Collected material:
**********
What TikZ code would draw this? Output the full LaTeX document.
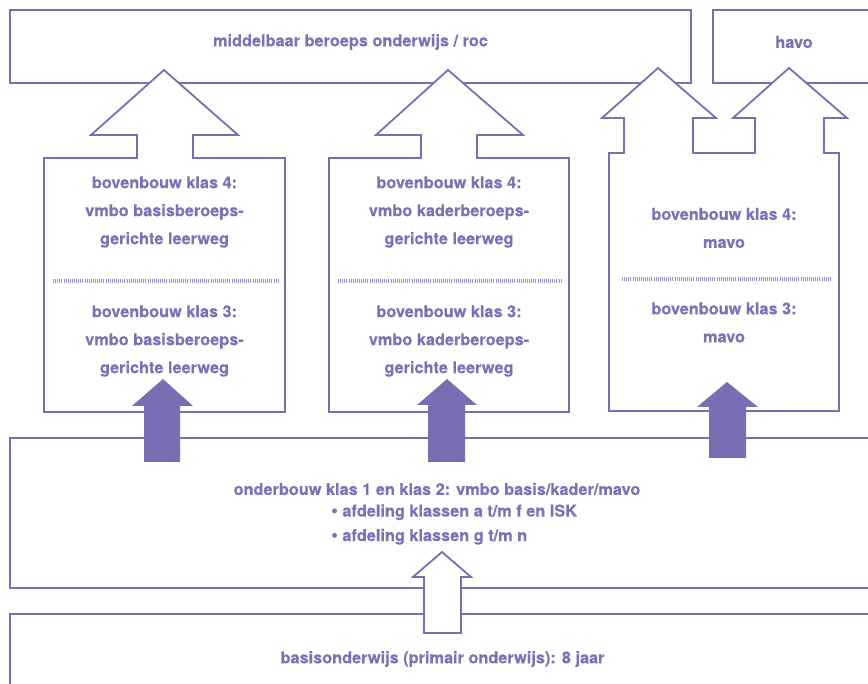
\documentclass[tikz,border=0pt]{standalone}
\usepackage{fontspec}
\setmainfont{TeX Gyre Heros}[FakeBold=0.35]
\definecolor{lav}{HTML}{7B6DB3}
\definecolor{lavtxt}{HTML}{7C70B6}
\definecolor{lavsep}{HTML}{9990CC}
\tikzset{
  outline/.style={draw=lav, line width=1.8pt, fill=white, line join=miter},
  solidarrow/.style={fill=lav, draw=none},
  sep/.style={draw=lavsep, line width=4pt, dash pattern=on 0.8pt off 1.3pt},
  lbl/.style={text=lavtxt, font=\bfseries\fontsize{16.3}{28}\selectfont, align=center, inner sep=0pt},
}
\begin{document}
\begin{tikzpicture}[x=1pt, y=-1pt]
\useasboundingbox (0,0) rectangle (868,684);
\clip (0,0) rectangle (868,684);
% top boxes
\draw[outline] (10,10) rectangle (691,83);
\draw[outline] (713,10) rectangle (900,83);
% onderbouw & basis
\draw[outline] (10,438) rectangle (900,588);
\draw[outline] (10,614) rectangle (900,720);
% left column with hollow arrow
\draw[outline] (44,412) -- (44,158) -- (137,158) -- (137,135) -- (91,135) -- (164,70)
  -- (238,135) -- (193,135) -- (193,158) -- (285,158) -- (285,412) -- cycle;
% middle column
\draw[outline] (329,412) -- (329,158) -- (421,158) -- (421,135) -- (376,135) -- (448,70)
  -- (523,135) -- (477,135) -- (477,158) -- (569,158) -- (569,412) -- cycle;
% right column with double arrow
\draw[outline] (609,411) -- (609,153) -- (624,153) -- (624,118) -- (602,118) -- (658,68)
  -- (716,118) -- (693,118) -- (693,153) -- (755,153) -- (755,118) -- (733,118)
  -- (789,68) -- (847,118) -- (824,118) -- (824,153) -- (839,153) -- (839,411) -- cycle;
% separators
\draw[sep] (53,281) -- (278,281);
\draw[sep] (338,281) -- (562,281);
\draw[sep] (622,279) -- (831,279);
% filled arrows
\fill[solidarrow] (144,462) -- (144,406) -- (132,406) -- (163,379) -- (193,406) -- (180,406) -- (180,462) -- cycle;
\fill[solidarrow] (428,462) -- (428,405) -- (417,405) -- (447,379) -- (477,405) -- (465,405) -- (465,462) -- cycle;
\fill[solidarrow] (709,458) -- (709,407) -- (697,407) -- (727,382) -- (758,407) -- (746,407) -- (746,458) -- cycle;
% bottom hollow arrow
\draw[outline] (424,633) -- (424,577) -- (413,577) -- (442,552) -- (471,577) -- (461,577) -- (461,633) -- cycle;
% texts
\node[lbl] (mbo) at (350.5,42) {middelbaar beroeps onderwijs / roc};
\node[lbl] (havo) at (794,42) {havo};
\node[lbl] (l4) at (164.5,212) {bovenbouw klas 4:\\vmbo basisberoeps-\\gerichte leerweg};
\node[lbl] (l3) at (164.5,341) {bovenbouw klas 3:\\vmbo basisberoeps-\\gerichte leerweg};
\node[lbl] (m4) at (449,212) {bovenbouw klas 4:\\vmbo kaderberoeps-\\gerichte leerweg};
\node[lbl] (m3) at (449,341) {bovenbouw klas 3:\\vmbo kaderberoeps-\\gerichte leerweg};
\node[lbl] (r4) at (724,228) {bovenbouw klas 4:\\mavo};
\node[lbl] (r3) at (724,322.5) {bovenbouw klas 3:\\mavo};
\node[lbl] (ob) at (437,489) {onderbouw klas 1 en klas 2: vmbo basis/kader/mavo};
\node[lbl, anchor=west, font=\bfseries\fontsize{16.3}{24.5}\selectfont, align=left] (obl) at (331,524.5) {{\fontsize{19}{24.5}\selectfont •}\ afdeling klassen a t/m f en ISK\\{\fontsize{19}{24.5}\selectfont •}\ afdeling klassen g t/m n};
\node[lbl] (bas) at (442.5,659) {basisonderwijs (primair onderwijs): 8 jaar};
\end{tikzpicture}
\end{document}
**********
Work instructions: Write out each line again precisely as it appears, skipping every picture.

Problem solution:
What TikZ code would draw this? Output the full LaTeX document.
\documentclass[tikz,border=0pt]{standalone}
\usepackage{fontspec}
\setmainfont{TeX Gyre Heros}[FakeBold=0.35]
\definecolor{lav}{HTML}{7B6DB3}
\definecolor{lavtxt}{HTML}{7C70B6}
\definecolor{lavsep}{HTML}{9990CC}
\tikzset{
  outline/.style={draw=lav, line width=1.8pt, fill=white, line join=miter},
  solidarrow/.style={fill=lav, draw=none},
  sep/.style={draw=lavsep, line width=4pt, dash pattern=on 0.8pt off 1.3pt},
  lbl/.style={text=lavtxt, font=\bfseries\fontsize{16.3}{28}\selectfont, align=center, inner sep=0pt},
}
\begin{document}
\begin{tikzpicture}[x=1pt, y=-1pt]
\useasboundingbox (0,0) rectangle (868,684);
\clip (0,0) rectangle (868,684);
% top boxes
\draw[outline] (10,10) rectangle (691,83);
\draw[outline] (713,10) rectangle (900,83);
% onderbouw & basis
\draw[outline] (10,438) rectangle (900,588);
\draw[outline] (10,614) rectangle (900,720);
% left column with hollow arrow
\draw[outline] (44,412) -- (44,158) -- (137,158) -- (137,135) -- (91,135) -- (164,70)
  -- (238,135) -- (193,135) -- (193,158) -- (285,158) -- (285,412) -- cycle;
% middle column
\draw[outline] (329,412) -- (329,158) -- (421,158) -- (421,135) -- (376,135) -- (448,70)
  -- (523,135) -- (477,135) -- (477,158) -- (569,158) -- (569,412) -- cycle;
% right column with double arrow
\draw[outline] (609,411) -- (609,153) -- (624,153) -- (624,118) -- (602,118) -- (658,68)
  -- (716,118) -- (693,118) -- (693,153) -- (755,153) -- (755,118) -- (733,118)
  -- (789,68) -- (847,118) -- (824,118) -- (824,153) -- (839,153) -- (839,411) -- cycle;
% separators
\draw[sep] (53,281) -- (278,281);
\draw[sep] (338,281) -- (562,281);
\draw[sep] (622,279) -- (831,279);
% filled arrows
\fill[solidarrow] (144,462) -- (144,406) -- (132,406) -- (163,379) -- (193,406) -- (180,406) -- (180,462) -- cycle;
\fill[solidarrow] (428,462) -- (428,405) -- (417,405) -- (447,379) -- (477,405) -- (465,405) -- (465,462) -- cycle;
\fill[solidarrow] (709,458) -- (709,407) -- (697,407) -- (727,382) -- (758,407) -- (746,407) -- (746,458) -- cycle;
% bottom hollow arrow
\draw[outline] (424,633) -- (424,577) -- (413,577) -- (442,552) -- (471,577) -- (461,577) -- (461,633) -- cycle;
% texts
\node[lbl] (mbo) at (350.5,42) {middelbaar beroeps onderwijs / roc};
\node[lbl] (havo) at (794,42) {havo};
\node[lbl] (l4) at (164.5,212) {bovenbouw klas 4:\\vmbo basisberoeps-\\gerichte leerweg};
\node[lbl] (l3) at (164.5,341) {bovenbouw klas 3:\\vmbo basisberoeps-\\gerichte leerweg};
\node[lbl] (m4) at (449,212) {bovenbouw klas 4:\\vmbo kaderberoeps-\\gerichte leerweg};
\node[lbl] (m3) at (449,341) {bovenbouw klas 3:\\vmbo kaderberoeps-\\gerichte leerweg};
\node[lbl] (r4) at (724,228) {bovenbouw klas 4:\\mavo};
\node[lbl] (r3) at (724,322.5) {bovenbouw klas 3:\\mavo};
\node[lbl] (ob) at (437,489) {onderbouw klas 1 en klas 2: vmbo basis/kader/mavo};
\node[lbl, anchor=west, font=\bfseries\fontsize{16.3}{24.5}\selectfont, align=left] (obl) at (331,524.5) {{\fontsize{19}{24.5}\selectfont •}\ afdeling klassen a t/m f en ISK\\{\fontsize{19}{24.5}\selectfont •}\ afdeling klassen g t/m n};
\node[lbl] (bas) at (442.5,659) {basisonderwijs (primair onderwijs): 8 jaar};
\end{tikzpicture}
\end{document}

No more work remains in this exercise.